What True Civility Requires
While my father was pastoring his second church, he experienced a slow but profound transformation in his personal philosophy of ministry. This transformation made him attempt to lead the church in particular areas of change and growth. Some of these changes were welcomed, but many were resisted. These were hard seasons for Dad. There were times when I felt he was lying down, not insisting on what he knew was right and biblical, and allowing certain people too much freedom to criticize and oppose him.
My dad understood something that I didn’t: the thicker and deeper the community, the more important and more difficult meaningful change becomes. The dominant spirit of much public activism is like me, at 17 years old, wondering why my dad didn’t just name and shame those in the church who were consistently standing in the way of what I thought was obviously correct. Human nature in its immaturity assumes that all good change must happen quickly, and that those who stand in its way can be bulldozed for the sake of the cause. What such revolutionaries desire is a more perfect reality; what they get in destroying norms of civil discourse—such as listening, making good-faith arguments, and finding wisdom in others—is a broken, dysfunctional public square.
A positive vision of civility isn’t simply keeping one’s voice down.
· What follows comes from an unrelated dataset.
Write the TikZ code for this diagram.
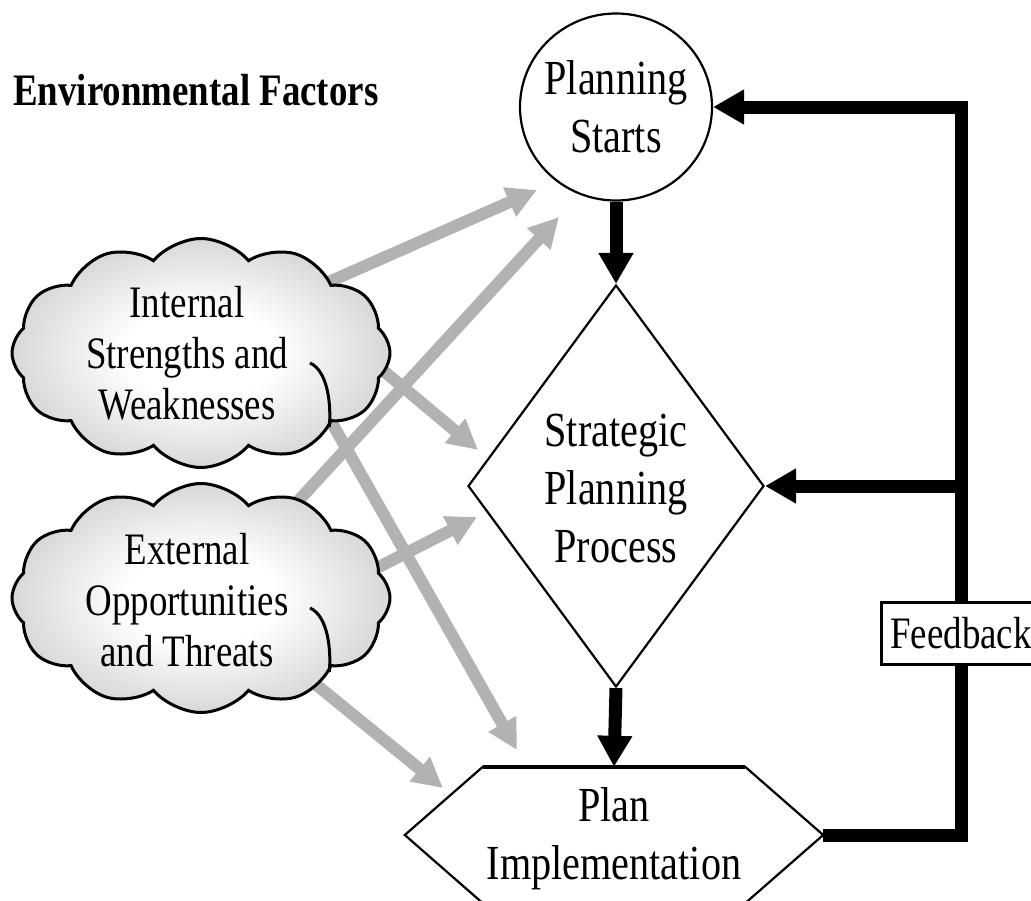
\documentclass[tikz,border=0pt]{standalone}
\usepackage{fontspec}
\setmainfont{Liberation Serif}[FakeStretch=0.82]
\usetikzlibrary{shapes.geometric,shapes.symbols,arrows.meta,calc}
\pgfdeclareradialshading{cloudsh}{\pgfpoint{0bp}{0bp}}{color(0bp)=(white); color(10bp)=(white); color(45bp)=(black!36); color(100bp)=(black!36)}
\pgfdeclarelayer{bg}
\pgfsetlayers{bg,main}
\begin{document}
\begin{tikzpicture}[x=1pt,y=-1pt,
  maintext/.style={font=\fontsize{49}{58}\selectfont, align=center, inner sep=0pt},
  thinline/.style={line width=2.2pt},
  heavy/.style={line width=13pt, -{Triangle[length=31pt,width=33pt]}},
  soft/.style={line width=12pt, color=black!30, -{Triangle[length=30pt,width=30pt]}, shorten <=-14pt},
  cloudbox/.style={cloud, cloud puffs=12, cloud puff arc=100, aspect=1.65, draw, line width=3pt, shading=cloudsh, minimum width=378pt, minimum height=229pt, inner sep=0pt},
  cloudtext/.style={font=\fontsize{45}{51}\selectfont, align=center, inner sep=0pt},
  puffline/.style={line width=3pt}
]
\useasboundingbox (0,0) rectangle (1031,900);
\clip (0,0) rectangle (1031,900);

% title
\node[anchor=base west, font=\bfseries\fontsize{45}{50}\selectfont, inner sep=0pt] (env) at (13,105) {Environmental Factors};

% clouds
\node[cloudbox] (intc) at (201,353) {};
\node[cloudtext] (intt) at (187,353) {Internal\\Strengths and\\Weaknesses};
\node[cloudbox] (extc) at (201,598) {};
\node[cloudtext] (extt) at (187,600) {External\\Opportunities\\and Threats};
\draw[puffline] ($(intc.center)+(109,10)$) .. controls +(18,8) and +(2,-22) .. (intc.-30);
\draw[puffline] ($(extc.center)+(109,10)$) .. controls +(18,8) and +(2,-22) .. (extc.-30);

% main flow
\node[thinline, draw, ellipse, minimum width=192pt, minimum height=187pt, inner sep=0pt,
      label={[maintext]center:Planning\\Starts}] (start) at (616,107) {};
\node[thinline, draw, diamond, minimum width=296pt, minimum height=402pt, inner sep=0pt,
      label={[maintext, yshift=-3pt]center:Strategic\\Planning\\Process}] (strat) at (616,486) {};
\node[minimum width=418pt, minimum height=136pt, inner sep=0pt,
      label={[maintext, yshift=-4pt]center:Plan\\Implementation}] (impl) at (614,835) {};
\draw[thinline] ($(impl.north west)+(78,0)$) -- ($(impl.north east)+(-78,0)$) -- (impl.east)
   -- ($(impl.south east)+(-78,0)$) -- ($(impl.south west)+(78,0)$) -- (impl.west) -- cycle;
\draw[line width=3.5pt] ($(impl.north west)+(78,0)$) -- ($(impl.north east)+(-78,0)$);

\draw[heavy] (start.south) -- (strat.north);
\draw[heavy] (strat.south) -- (impl.north);

% feedback loop
\coordinate (fbx) at (961,0);
\draw[heavy] (impl.east) -| (fbx |- start.east) -- (start.east);
\draw[heavy] (fbx |- strat.east) -- (strat.east);
\node[draw, fill=white, line width=3pt, minimum width=160pt, minimum height=62pt, inner sep=0pt,
      font=\fontsize{45}{50}\selectfont] (fb) at (961,633) {Feedback};

% environmental influence arrows
\coordinate (tipA) at (537,190);
\coordinate (tipB) at (559,217);
\coordinate (tipC) at (478,450);
\coordinate (tipD) at (477,517);
\coordinate (tipE) at (517,750);
\coordinate (tipF) at (443,788);
\begin{pgfonlayer}{bg}
\draw[soft] (intc.29) -- (tipA);
\draw[soft] (extc.45) -- (tipB);
\draw[soft] (intc.-6) -- (tipC);
\draw[soft] (extc.10) -- (tipD);
\draw[soft] (intc.-28) -- (tipE);
\draw[soft] (extc.-37) -- (tipF);
\end{pgfonlayer}
\end{tikzpicture}
\end{document}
It’s a generous disposition of spirit, one that can be expressed passionately and with moral force. At their best, norms of civil discourse don’t dampen zeal for just causes. There’s nothing necessarily uncivil about protesting or boycotting, and not everything that gets canceled is a victim of “cancel culture,” because humans are naturally depraved creatures who can and do create depraved things. Civility isn’t an off-ramp from moral responsibility.
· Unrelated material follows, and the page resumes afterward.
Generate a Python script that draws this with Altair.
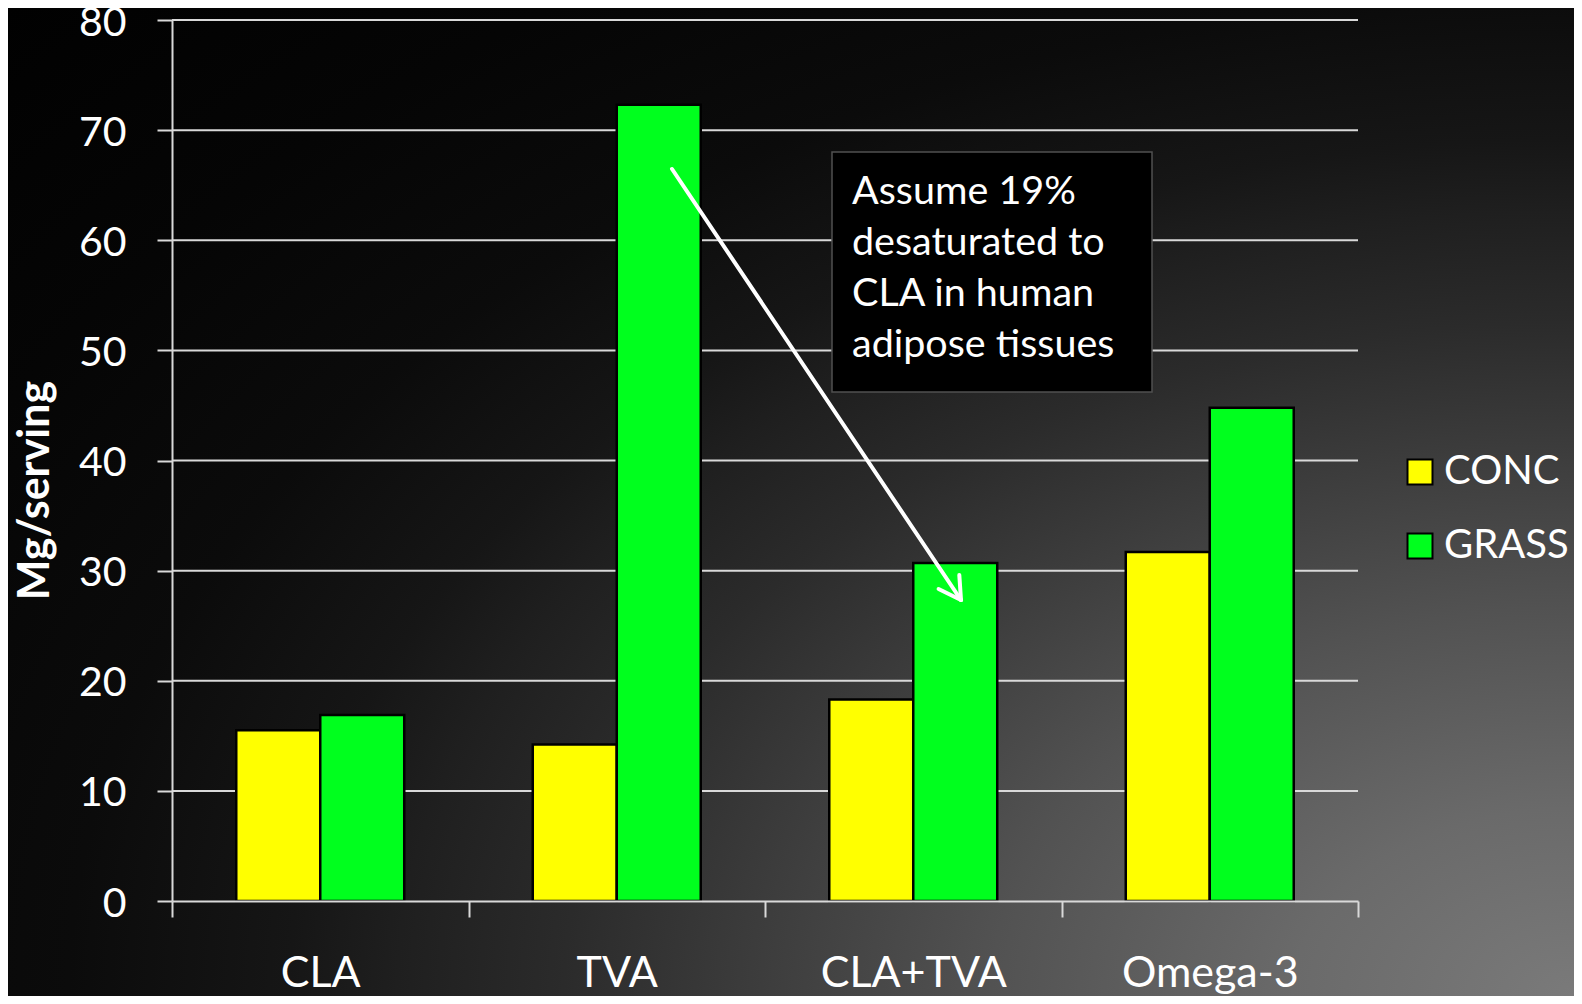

What civility properly protects against is the combustible nature of outrage. Anger, even righteous anger, tends to burn outside of its appointed borders. Norms of civility shape us by hemming in our anger and requiring us to see the humanity of those people and institutions we oppose. Civility doesn’t demand we agree or even always cooperate, but it does demand we acknowledge human dignity. As C. S. Lewis pointed out, one way to start really loving your neighbor is to act as if you do. Civility can’t change the heart, but it can provide the practices that will.
Civility isn’t an off-ramp from moral responsibility. What civility protects against is the combustible nature of outrage.
Civility Means Death
American culture is in crisis. Contrary to the bestselling narratives, the crisis isn’t primarily about 50 percent of the country that aren’t sufficiently “pro-science.” Nor is it primarily about 10 percent of the country that are elitist and authoritarian. The crisis is that our public square is manufacturing cultural resentments far more efficiently than it’s building character. What we lack in ideas we compensate for in enemies. As one wise friend of mine summarized the spirit of the age: “I don’t know who I am, but I know who I am not.”
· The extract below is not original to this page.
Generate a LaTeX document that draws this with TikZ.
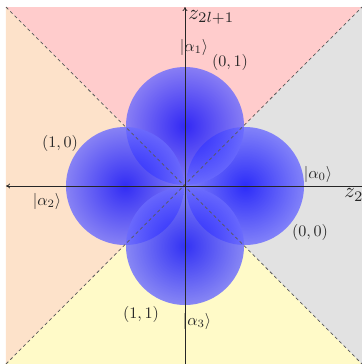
\documentclass[tikz,border=0pt]{standalone}
\usetikzlibrary{arrows.meta}
\definecolor{regtopc}{RGB}{255,204,204}
\definecolor{regleftc}{RGB}{253,226,202}
\definecolor{regbotc}{RGB}{255,250,200}
\definecolor{regrightc}{RGB}{226,226,226}
\definecolor{blobout}{RGB}{212,212,255}
\pgfdeclareradialshading{blob}{\pgfpoint{0bp}{0bp}}{color(0bp)=(blue); color(50bp)=(blobout)}
\begin{document}
\begin{tikzpicture}[x=0.62pt,y=-0.62pt,
  diag/.style={draw=black!65, dashed, dash pattern=on 2pt off 1.8pt, line width=0.45pt},
  axis/.style={draw=black!85, line width=0.45pt, -{To[length=2.5pt,width=3pt]}},
  blobstyle/.style={shading=blob, fill opacity=0.8},
  lbl/.style={inner sep=0pt, text=black!85},
  axlbl/.style={inner sep=0pt, text=black!85, scale=1.3}]
\useasboundingbox (0,0) rectangle (362,364);
\coordinate (O) at (185,186);
\coordinate (TL) at (6,7);
\coordinate (TR) at (362,7);
\coordinate (BL) at (6,364);
\coordinate (BR) at (362,364);
\coordinate (axL) at (6,186);
\coordinate (axR) at (362,186);
\coordinate (axT) at (185,7);
\coordinate (axB) at (185,364);
% regions
\fill[regtopc] (TL) -- (TR) -- (O) -- cycle;
\fill[regleftc] (TL) -- (BL) -- (O) -- cycle;
\fill[regbotc] (BL) -- (BR) -- (O) -- cycle;
\fill[regrightc] (TR) -- (BR) -- (O) -- cycle;
% blobs
\shade[blobstyle] (245,186) circle[radius=59];
\shade[blobstyle] (185,126) circle[radius=59];
\shade[blobstyle] (125,186) circle[radius=59];
\shade[blobstyle] (185,246) circle[radius=59];
% diagonals
\draw[diag] (TL) -- (BR);
\draw[diag] (BL) -- (TR);
% axes
\draw[axis] (axR) -- (axL);
\draw[axis] (axB) -- (axT);
% labels
\node[axlbl, anchor=west] (zv) at (188,17) {$z_{2l+1}$};
\node[axlbl, anchor=west] (z2) at (344,195) {$z_2$};
\node[lbl] (a1) at (194,47) {$|\alpha_1\rangle$};
\node[lbl] (p01) at (230,62) {$(0,1)$};
\node[lbl] (p10) at (60,143) {$(1,0)$};
\node[lbl] (a0) at (318,174) {$|\alpha_0\rangle$};
\node[lbl] (a2) at (47,201) {$|\alpha_2\rangle$};
\node[lbl] (p00) at (310,232) {$(0,0)$};
\node[lbl] (p11) at (141,314) {$(1,1)$};
\node[lbl] (a3) at (197,321) {$|\alpha_3\rangle$};
\end{tikzpicture}
\end{document}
Civility is necessary because flourishing human communities require its practices and attitude. The only way to survive without civility is to survive in a way that marginalizes deep human connection. Perhaps that’s why we lost thick social ties to begin with. At some point, between the hum of individual mobility and the soft blue glow of digital depersonalization, we forgot how to know each other. We can remember again. But we may have to die to ourselves first.